Arnold Reuben, is considered the inventor of the Reuben sandwich with corned beef and sauerkraut.
Historical German American cookbooks
In the 1840s, the first German-language cookbooks appeared in Pennsylvania and Ohio. The recipe collections by Friedrike Luise Löffler and Henriette Davidis had the greatest influence during the 19th century.
In 1879, Davidis's "Praktisches Kochbuch für Deutsche in Amerika" was published with essentially the same content as the "Praktisches Kochbuch in Deutschland". 18 years later, its second edition was adapted to the conditions in the U.S.
The Settlement Cook Book : The Way to a Man's Heart by Lizzy Black Kander, was first published in Milwaukee in 1901 and was so successful that it saw over 30 reprints.

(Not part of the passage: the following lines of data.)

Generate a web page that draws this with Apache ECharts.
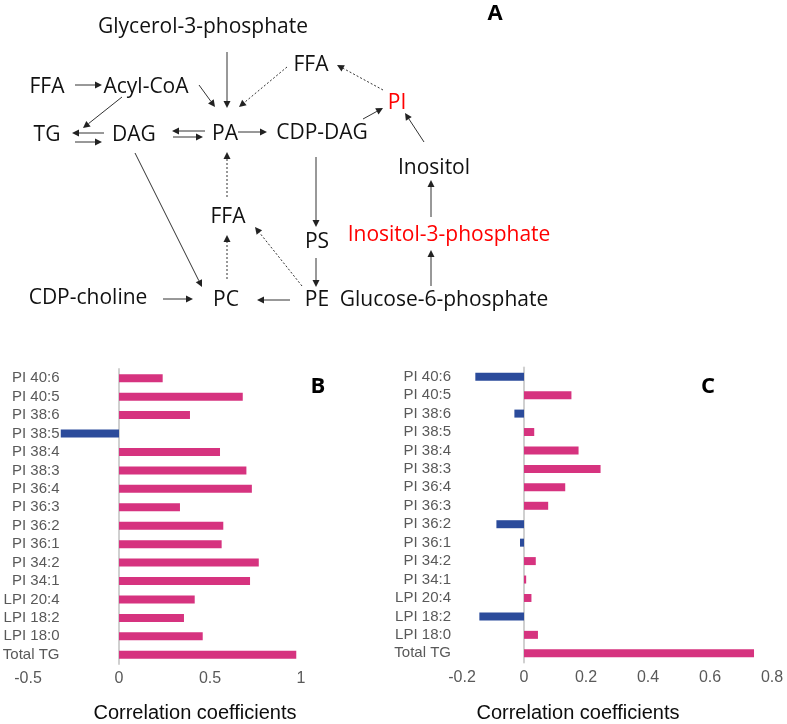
<!DOCTYPE html>
<html>
<head>
<meta charset="utf-8">
<script src="https://cdn.jsdelivr.net/npm/echarts@6/dist/echarts.min.js"></script>
<style>
html,body{margin:0;padding:0;background:#fff;}
#main{width:787px;height:724px;}
</style>
</head>
<body>
<div id="main"></div>
<script>
// ---- Data ----
const categories = ['PI 40:6','PI 40:5','PI 38:6','PI 38:5','PI 38:4','PI 38:3','PI 36:4','PI 36:3','PI 36:2','PI 36:1','PI 34:2','PI 34:1','LPI 20:4','LPI 18:2','LPI 18:0','Total TG'];
const valuesB = [0.24, 0.68, 0.39, -0.32, 0.555, 0.70, 0.73, 0.335, 0.573, 0.564, 0.768, 0.72, 0.416, 0.357, 0.46, 0.974];
const valuesC = [-0.157, 0.153, -0.031, 0.033, 0.176, 0.247, 0.133, 0.078, -0.089, -0.013, 0.038, 0.007, 0.024, -0.144, 0.045, 0.742];
const axisTitle = 'Correlation coefficients';
const panelLabels = ['A', 'B', 'C'];

// ---- Pathway diagram (panel A) ----
const nodes = [
  {t:'Glycerol-3-phosphate', x:203, y:27},
  {t:'FFA', x:311, y:65},
  {t:'FFA', x:47, y:87},
  {t:'Acyl-CoA', x:146, y:87},
  {t:'TG', x:47, y:135},
  {t:'DAG', x:134, y:135},
  {t:'PA', x:225, y:134},
  {t:'CDP-DAG', x:322, y:133},
  {t:'PI', x:397, y:103, red:true},
  {t:'Inositol', x:434, y:168},
  {t:'Inositol-3-phosphate', x:449, y:235, red:true},
  {t:'Glucose-6-phosphate', x:444, y:300},
  {t:'FFA', x:228, y:217},
  {t:'PS', x:317, y:242},
  {t:'CDP-choline', x:88, y:298},
  {t:'PC', x:226, y:300},
  {t:'PE', x:317, y:300}
];
const arrows = [
  [75,85,102,85,0],
  [122,97,83,128,0],
  [104,133,72,133,0],
  [75,142,102,142,0],
  [205,131,172,131,0],
  [173,137,203,137,0],
  [199,85,215,107,0],
  [227,52,227,108,0],
  [287,67,239,107,1],
  [238,132,267,132,0],
  [363,119,383,108,0],
  [383,90,337,65,1],
  [424,142,405,113,0],
  [431,217,431,180,0],
  [431,286,431,250,0],
  [316,157,316,227,0],
  [316,258,316,287,0],
  [290,300,257,300,0],
  [163,299,193,299,0],
  [135,153,202,287,0],
  [227,279,227,235,1],
  [227,197,227,152,1],
  [302,286,255,227,1]
];

const diagFont = '"Open Sans", Lato, sans-serif';
const graphics = [];
nodes.forEach(n => {
  graphics.push({type:'text', silent:true, style:{
    text:n.t, x:n.x, y:n.y, fill:n.red ? '#ff0000' : '#111111',
    fontSize:21, fontFamily:diagFont,
    align:'center', verticalAlign:'middle', textAlign:'center', textVerticalAlign:'middle'
  }});
});
arrows.forEach(a => {
  const [x1,y1,x2,y2,dash] = a;
  const dx = x2-x1, dy = y2-y1, L = Math.sqrt(dx*dx+dy*dy);
  const ux = dx/L, uy = dy/L;
  const hl = 7, hw = 3.5;
  const bx = x2-ux*hl, by = y2-uy*hl;
  graphics.push({type:'line', silent:true, shape:{x1:x1,y1:y1,x2:bx,y2:by},
    style:{stroke:'#333', lineWidth:1, lineDash: dash ? [2,2] : null}});
  graphics.push({type:'polygon', silent:true, shape:{points:[[x2,y2],[bx-uy*hw,by+ux*hw],[bx+uy*hw,by-ux*hw]]},
    style:{fill:'#222'}});
});
// panel letters and axis titles
const boldFont = '"Open Sans", sans-serif';
[[panelLabels[0],495,14],[panelLabels[1],318,387],[panelLabels[2],708,387]].forEach(p => {
  graphics.push({type:'text', silent:true, style:{text:p[0], x:p[1], y:p[2], fill:'#000',
    fontSize:22, fontWeight:'bold', fontFamily:boldFont,
    align:'center', verticalAlign:'middle', textAlign:'center', textVerticalAlign:'middle'}});
});
[[195,713],[578,713]].forEach(p => {
  graphics.push({type:'text', silent:true, style:{text:axisTitle, x:p[0], y:p[1], fill:'#0d0d0d',
    fontSize:20, fontFamily:'"Liberation Sans", Arial, sans-serif',
    align:'center', verticalAlign:'middle', textAlign:'center', textVerticalAlign:'middle'}});
});

const PINK = '#d6337f', BLUE = '#2b4b9b';
const labelFont = '"Liberation Sans", Arial, sans-serif';

function xAx(gi, min, max, interval) {
  return {type:'value', gridIndex:gi, min:min, max:max, interval:interval,
    axisLine:{show:false}, axisTick:{show:false}, splitLine:{show:false},
    axisLabel:{fontSize:16, color:'#595959', fontFamily:labelFont, margin:7}};
}
function yAx(gi, margin) {
  return {type:'category', gridIndex:gi, data:categories, inverse:true,
    axisLine:{show:true, onZero:true, lineStyle:{color:'#d0d0d0', width:2}},
    axisTick:{show:false},
    axisLabel:{fontSize:15, color:'#595959', fontFamily:labelFont, margin:margin, interval:0}};
}
function barSeries(gi, vals) {
  return {type:'bar', xAxisIndex:gi, yAxisIndex:gi, data:vals, barWidth:8, silent:true,
    itemStyle:{color: p => p.value < 0 ? BLUE : PINK}};
}

const chart = echarts.init(document.getElementById('main'));
chart.setOption({
  animation:false,
  backgroundColor:'#ffffff',
  grid:[
    {left:28, top:369, width:273, height:295, containLabel:false, outerBoundsMode:'none'},
    {left:462, top:367.5, width:310, height:295, containLabel:false, outerBoundsMode:'none'}
  ],
  xAxis:[xAx(0,-0.5,1,0.5), xAx(1,-0.2,0.8,0.2)],
  yAxis:[yAx(0,-31.5), yAx(1,11)],
  series:[barSeries(0,valuesB), barSeries(1,valuesC)],
  graphic:{elements:graphics}
});
</script>
</body>
</html>
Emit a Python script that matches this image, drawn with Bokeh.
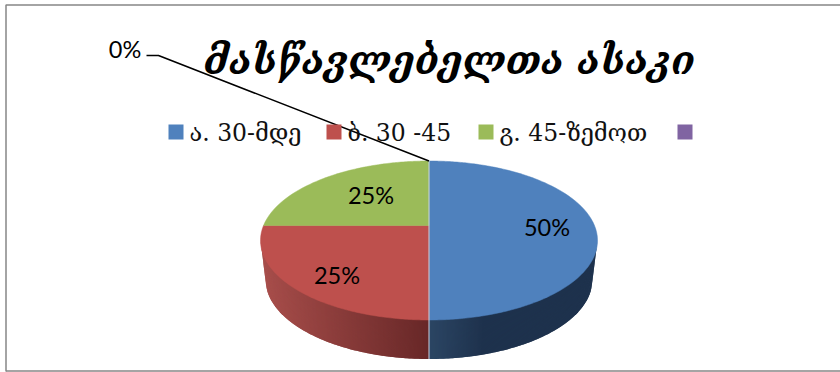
import math
from bokeh.plotting import figure
from bokeh.models import Range1d
from bokeh.core.properties import value
from bokeh.embed import file_html
from bokeh.resources import INLINE

# Age distribution of teachers
title_text = "მასწავლებელთა ასაკი"
categories = ["ა. 30-მდე", "ბ.  30 -45", "გ. 45-ზემოთ", ""]
shares = [50, 25, 25, 0]
labels = ["50%", "25%", "25%", "0%"]
colors = ["#4f81bd", "#be504d", "#9bbb59", "#8064a2"]
shade_light = {0: (44, 70, 100), 1: (168, 78, 75)}
shade_dark = {0: (30, 50, 77), 1: (104, 40, 40)}

W, H = 840, 372
CX, CY, RX, RY = 428.5, 240, 168.5, 79.5   # outline of the top face
AX, AY = 428.5, 225                        # where the slices meet
DEPTH = 39
RX_LOW = 163.5                             # lower rim is a little narrower

p = figure(width=W, height=H, output_backend="svg", toolbar_location=None,
           x_range=Range1d(0, W), y_range=Range1d(H, 0), min_border=0,
           outline_line_color=None, background_fill_color="white",
           border_fill_color="white")
p.axis.visible = False
p.grid.visible = False


def rim(frac):
    """Point on the top-face outline for a cumulative share, clockwise from 12 o'clock."""
    a = 2 * math.pi * frac
    dx, dy = math.sin(a), -math.cos(a)
    ox, oy = (AX - CX) / RX, (AY - CY) / RY
    ux, uy = dx / RX, dy / RY
    qa = ux * ux + uy * uy
    qb = 2 * (ox * ux + oy * uy)
    qc = ox * ox + oy * oy - 1
    t = (-qb + math.sqrt(qb * qb - 4 * qa * qc)) / (2 * qa)
    return AX + t * dx, AY + t * dy


def arc_y(u):
    return RY * math.sqrt(max(0.0, 1 - u * u))


# Side wall: narrow overlapping strips, painted from the front outwards, shade the band
total = sum(shares)
steps = 170
for idx, sign in ((0, 1), (1, -1)):
    for i in range(steps):
        u0 = i / steps
        u1 = min(1.0, (i + 2) / steps)
        t = min(1.0, i / 55) if idx == 0 else 1 - i / steps
        lo, hi = shade_light[idx], shade_dark[idx]
        r, g, b = [round(a + (c - a) * t) for a, c in zip(lo, hi)]
        col = f"#{r:02x}{g:02x}{b:02x}"
        xs = [CX + sign * RX * u0, CX + sign * RX * u1,
              CX + sign * RX_LOW * u1, CX + sign * RX_LOW * u0]
        ys = [CY + arc_y(u0) - 1, CY + arc_y(u1) - 1,
              CY + DEPTH + arc_y(u1), CY + DEPTH + arc_y(u0)]
        p.patch(xs, ys, fill_color=col, line_color=None)

# Top face slices
cum = 0.0
for idx, share in enumerate(shares):
    if share == 0:
        continue
    start, end = cum / total, (cum + share) / total
    n = max(2, int(share * 3))
    pts = [rim(start + (end - start) * k / n) for k in range(n + 1)]
    p.patch([AX] + [q[0] for q in pts], [AY] + [q[1] for q in pts],
            fill_color=colors[idx], line_color=colors[idx], line_width=0.5)
    cum += share

# Pale seam between the first slice and its neighbours
p.line([AX, AX], [CY - RY, CY + RY + DEPTH], line_color="#c6d4e6", line_width=1)

# Leader line for the empty slice
p.line([146, 158, AX], [55, 55, CY - RY], line_color="black", line_width=1.6)

# Slice value labels
label_font = value("Lato")
p.text([546.5], [226], text=[labels[0]], text_font=label_font, text_font_size="23.5px",
       text_align="center", text_baseline="middle", text_color="black")
p.text([336.5], [274], text=[labels[1]], text_font=label_font, text_font_size="23.5px",
       text_align="center", text_baseline="middle", text_color="black")
p.text([370.5], [194], text=[labels[2]], text_font=label_font, text_font_size="23.5px",
       text_align="center", text_baseline="middle", text_color="black")
p.text([124.5], [48.5], text=[labels[3]], text_font=label_font, text_font_size="23.5px",
       text_align="center", text_baseline="middle", text_color="black")

# Title
p.text([449], [60], text=[title_text], text_font=value("DejaVu Serif"), text_font_style="bold italic",
       text_font_size="38.5px", text_align="center", text_baseline="middle", text_color="black")

# Legend
swatch_x = [168, 326, 478, 677]
text_x = [189, 347, 499, 698]
for sx, tx, col, cat in zip(swatch_x, text_x, colors, categories):
    p.quad(left=[sx], right=[sx + 15], top=[124], bottom=[139], fill_color=col, line_color=None)
    if cat:
        p.text([tx], [132], text=[cat], text_font=value("DejaVu Serif"), text_font_size="23.5px",
               text_align="left", text_baseline="middle", text_color="#111111")

# Frame
p.line([5.5, 5.5, 840], [371, 4.5, 4.5], line_color="#868686", line_width=1.5)
p.line([5.5, 840], [370.5, 370.5], line_color="#868686", line_width=1.5)

open("out.html", "w").write(file_html(p, INLINE))
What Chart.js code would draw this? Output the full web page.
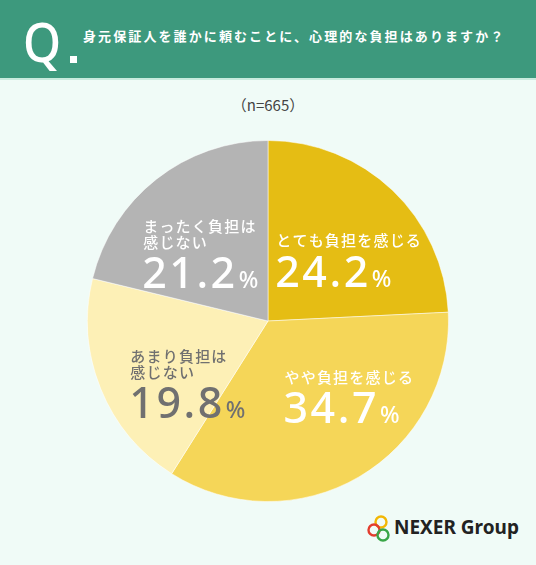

The first edition was printed in a run of 1000 copies and sold out rapidly. In the decades that followed, the book sold more than 1.5 million copies worldwide and remained a bestseller among cookbooks until the 1970s.
The Settlement was a Jewish reform organisation in the state of Wisconsin; the cookbook was published to raise funds for integration work. The concern of this movement was to integrate and assimilate Jewish immigrants as quickly as possible.
The cookbook's original target audience was Jewish housewives and young girls, but most of the recipes were not kosher and did not conform to Jewish dietary rules.
The book contained adapted Jewish as well as French and English-American recipes, but mostly German dishes. It was purchased by women of various ethnic groups throughout North America.
American books followed with German recipes for German-Americans whose native language was already English. "The Art of German Cooking and baking" (1909) by Lina Meier, was a great success and was reprinted several times. German-born Irma Rombauer included numerous German recipes in her cookbook "The Joy of Cooking" (1931).